Your task:
Below is a listing; write it out exactly and drop any images from it.
═════ Dataset excerpt
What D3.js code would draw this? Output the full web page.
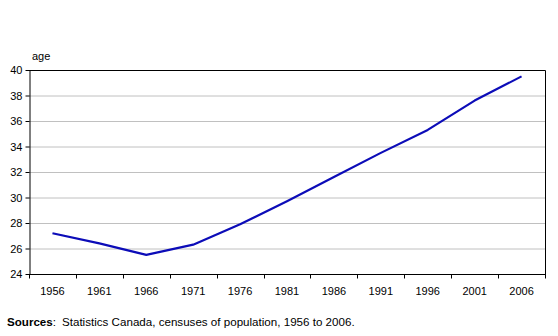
<!DOCTYPE html>
<html><head><meta charset="utf-8">
<script src="https://cdn.jsdelivr.net/npm/d3@7"></script>
<style>body{margin:0;background:#fff}svg{display:block;font-family:"Liberation Sans",Arial,sans-serif}</style>
</head><body><svg id="c" width="558" height="336"></svg>
<script>
const years = ["1956","1961","1966","1971","1976","1981","1986","1991","1996","2001","2006"];
const medianAge = [27.2, 26.4, 25.5, 26.3, 27.9, 29.7, 31.6, 33.5, 35.3, 37.6, 39.5];
const yTicks = [24, 26, 28, 30, 32, 34, 36, 38, 40];

const svg = d3.select("#c");
const L = 29, R = 545, T = 70, B = 274;
const x = d3.scaleBand().domain(years).range([L, R]);
const y = d3.scaleLinear().domain([24, 40]).range([B, T]);

// gridlines
svg.append("g").selectAll("line").data(yTicks.filter(d => d > 24 && d < 40)).join("line")
  .attr("x1", L).attr("x2", R).attr("y1", d => y(d) + 0.5).attr("y2", d => y(d) + 0.5)
  .attr("stroke", "#c0c0c0").attr("stroke-width", 1);

// frame top & right
svg.append("path").attr("d", `M${L},${T + 0.5}H${R + 0.5}V${B}`).attr("fill", "none").attr("stroke", "#000");

// y axis
const yAx = svg.append("g").attr("transform", `translate(${L + 0.5},0)`)
  .call(d3.axisLeft(y).tickValues(yTicks).tickSize(4).tickPadding(3).tickSizeOuter(0));
yAx.selectAll("text").attr("font-size", 11).attr("fill", "#000").attr("font-family", "Liberation Sans, Arial, sans-serif");
yAx.selectAll("line,path").attr("stroke", "#000");

// x axis (ticks at category boundaries)
const xAxG = svg.append("g").attr("transform", `translate(0,${B + 0.5})`);
xAxG.append("line").attr("x1", L).attr("x2", R + 1).attr("stroke", "#000");
xAxG.selectAll("line.t").data(years.concat(["end"])).join("line").attr("class", "t")
  .attr("x1", (d, i) => Math.round(L + i * x.step()) + 0.5).attr("x2", (d, i) => Math.round(L + i * x.step()) + 0.5)
  .attr("y1", 0).attr("y2", 4).attr("stroke", "#000");
xAxG.selectAll("text").data(years).join("text")
  .attr("x", d => x(d) + x.bandwidth() / 2).attr("y", 20)
  .attr("text-anchor", "middle").attr("font-size", 11).attr("fill", "#000").text(d => d);

// line
const line = d3.line().x((d, i) => x(years[i]) + x.bandwidth() / 2).y(d => y(d));
svg.append("path").datum(medianAge).attr("d", line).attr("fill", "none")
  .attr("stroke", "#0c0cb8").attr("stroke-width", 2.2).attr("stroke-linejoin", "round");

// y label
svg.append("text").attr("x", 32).attr("y", 60).attr("font-size", 11).text("age");

// source
const s = svg.append("text").attr("x", 7).attr("y", 326).attr("font-size", 11.6);
s.append("tspan").attr("font-weight", "bold").text("Sources");
s.append("tspan").text(":");
s.append("tspan").attr("dx", 6).text("Statistics Canada, censuses of population, 1956 to 2006.");
</script></body></html>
══════════
Finished task:
What D3.js code would draw this? Output the full web page.
<!DOCTYPE html>
<html><head><meta charset="utf-8">
<script src="https://cdn.jsdelivr.net/npm/d3@7"></script>
<style>body{margin:0;background:#fff}svg{display:block;font-family:"Liberation Sans",Arial,sans-serif}</style>
</head><body><svg id="c" width="558" height="336"></svg>
<script>
const years = ["1956","1961","1966","1971","1976","1981","1986","1991","1996","2001","2006"];
const medianAge = [27.2, 26.4, 25.5, 26.3, 27.9, 29.7, 31.6, 33.5, 35.3, 37.6, 39.5];
const yTicks = [24, 26, 28, 30, 32, 34, 36, 38, 40];

const svg = d3.select("#c");
const L = 29, R = 545, T = 70, B = 274;
const x = d3.scaleBand().domain(years).range([L, R]);
const y = d3.scaleLinear().domain([24, 40]).range([B, T]);

// gridlines
svg.append("g").selectAll("line").data(yTicks.filter(d => d > 24 && d < 40)).join("line")
  .attr("x1", L).attr("x2", R).attr("y1", d => y(d) + 0.5).attr("y2", d => y(d) + 0.5)
  .attr("stroke", "#c0c0c0").attr("stroke-width", 1);

// frame top & right
svg.append("path").attr("d", `M${L},${T + 0.5}H${R + 0.5}V${B}`).attr("fill", "none").attr("stroke", "#000");

// y axis
const yAx = svg.append("g").attr("transform", `translate(${L + 0.5},0)`)
  .call(d3.axisLeft(y).tickValues(yTicks).tickSize(4).tickPadding(3).tickSizeOuter(0));
yAx.selectAll("text").attr("font-size", 11).attr("fill", "#000").attr("font-family", "Liberation Sans, Arial, sans-serif");
yAx.selectAll("line,path").attr("stroke", "#000");

// x axis (ticks at category boundaries)
const xAxG = svg.append("g").attr("transform", `translate(0,${B + 0.5})`);
xAxG.append("line").attr("x1", L).attr("x2", R + 1).attr("stroke", "#000");
xAxG.selectAll("line.t").data(years.concat(["end"])).join("line").attr("class", "t")
  .attr("x1", (d, i) => Math.round(L + i * x.step()) + 0.5).attr("x2", (d, i) => Math.round(L + i * x.step()) + 0.5)
  .attr("y1", 0).attr("y2", 4).attr("stroke", "#000");
xAxG.selectAll("text").data(years).join("text")
  .attr("x", d => x(d) + x.bandwidth() / 2).attr("y", 20)
  .attr("text-anchor", "middle").attr("font-size", 11).attr("fill", "#000").text(d => d);

// line
const line = d3.line().x((d, i) => x(years[i]) + x.bandwidth() / 2).y(d => y(d));
svg.append("path").datum(medianAge).attr("d", line).attr("fill", "none")
  .attr("stroke", "#0c0cb8").attr("stroke-width", 2.2).attr("stroke-linejoin", "round");

// y label
svg.append("text").attr("x", 32).attr("y", 60).attr("font-size", 11).text("age");

// source
const s = svg.append("text").attr("x", 7).attr("y", 326).attr("font-size", 11.6);
s.append("tspan").attr("font-weight", "bold").text("Sources");
s.append("tspan").text(":");
s.append("tspan").attr("dx", 6).text("Statistics Canada, censuses of population, 1956 to 2006.");
</script></body></html>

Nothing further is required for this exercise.